Answer : B.   $400,000

This question holds a subjective opinion, because in this question it is not clarified that whether unrecorded intangible assets holds any contractual or other legal rights. If we assume based on fair value given in the question for unrecorded intangible assets that there are contractual rights or the intangible can be separated and sold.In that sceneraio the eliminating entry (R) on the consolidation working paper, the debit to identifiable intangibles is $400,000.

Under the acquisition method, the new company records the assets, liabilities, and previously unrecorded intangibles of the acquirer and acquiree at fair value.

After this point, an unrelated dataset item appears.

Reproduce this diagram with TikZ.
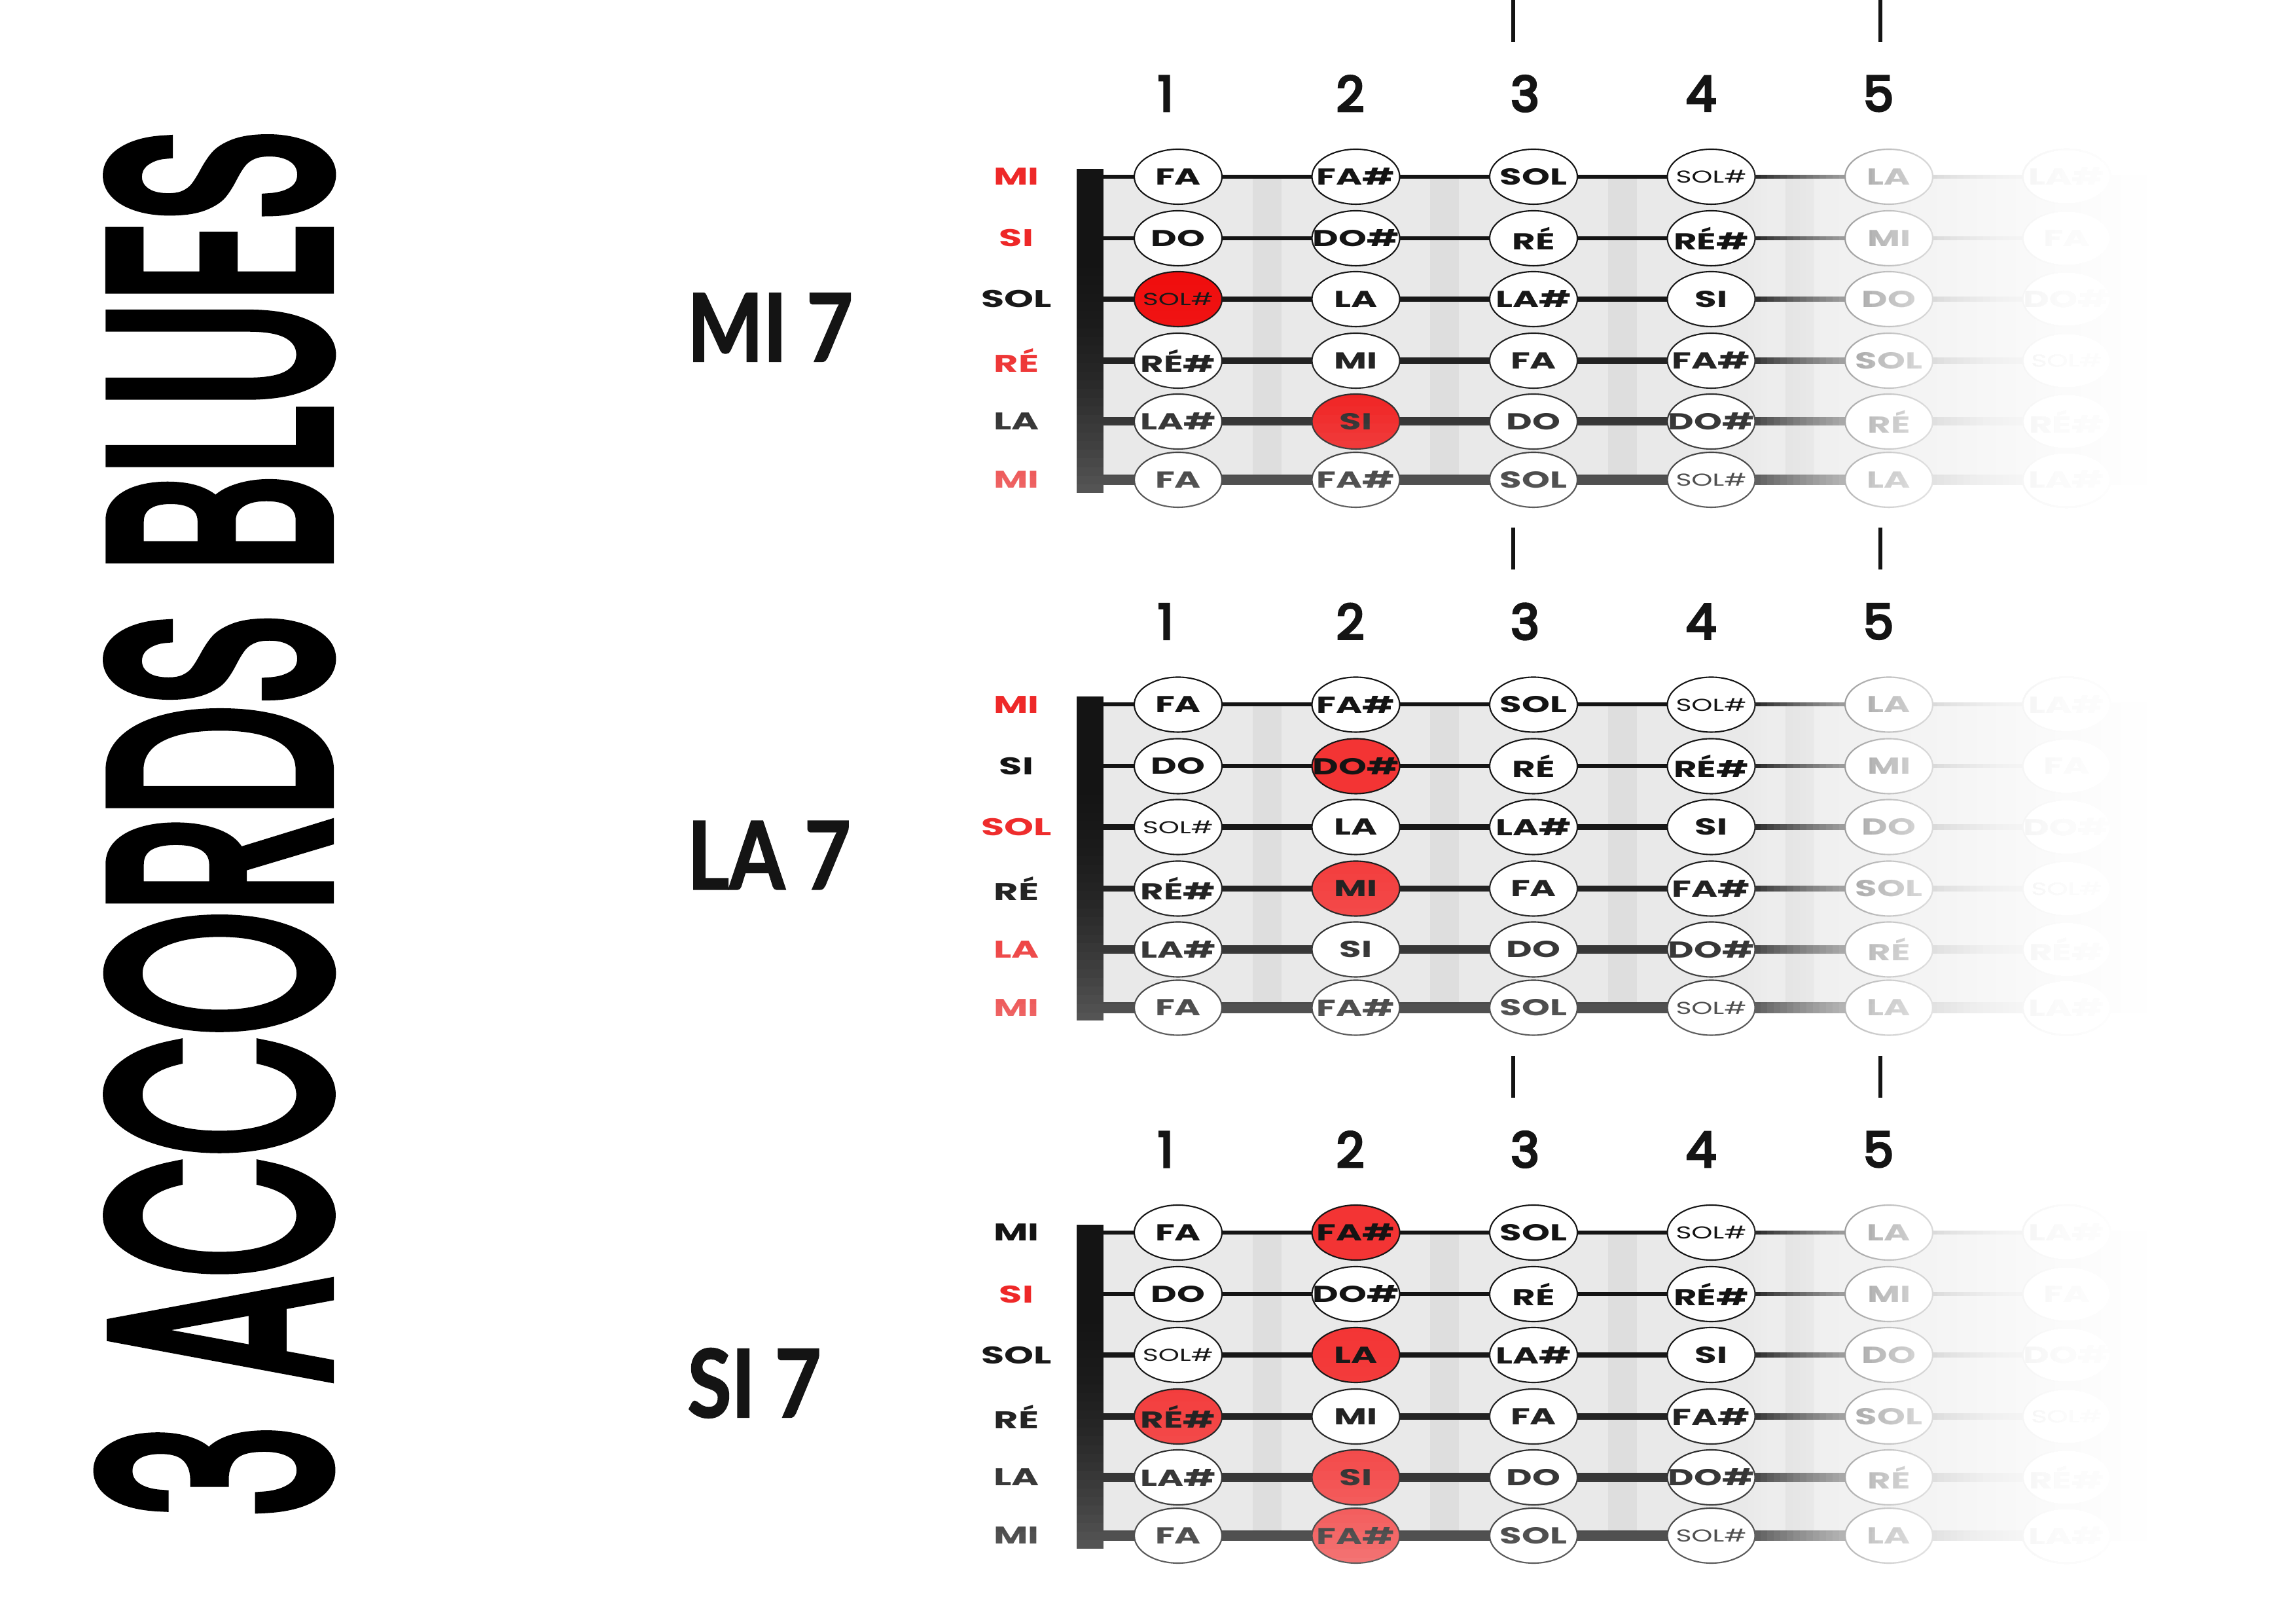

Acquiree intangible assets are recorded in the consolidated financial statements at fair value as of the date of acquisition, even if not previously recorded on the acquiree books.

However, if unrecorded intangible assets do not have any contractual rights then the debit to identifiable intangibles becomes $0. as per guidelines issued by FASB.

FASB has stated that a parent company must identify all intangibles held by a subsidiary on the date of acquisition. For consolidation, the fair values of each of these purchased intangibles are included in investment cost, but only if contractual or other legal rights have been gained or if the intangible can be separated and sold (i.e., they are capable of alternative future use).

This guideline serves as a minimum standard for recognition of intangible assets in a corporate takeover.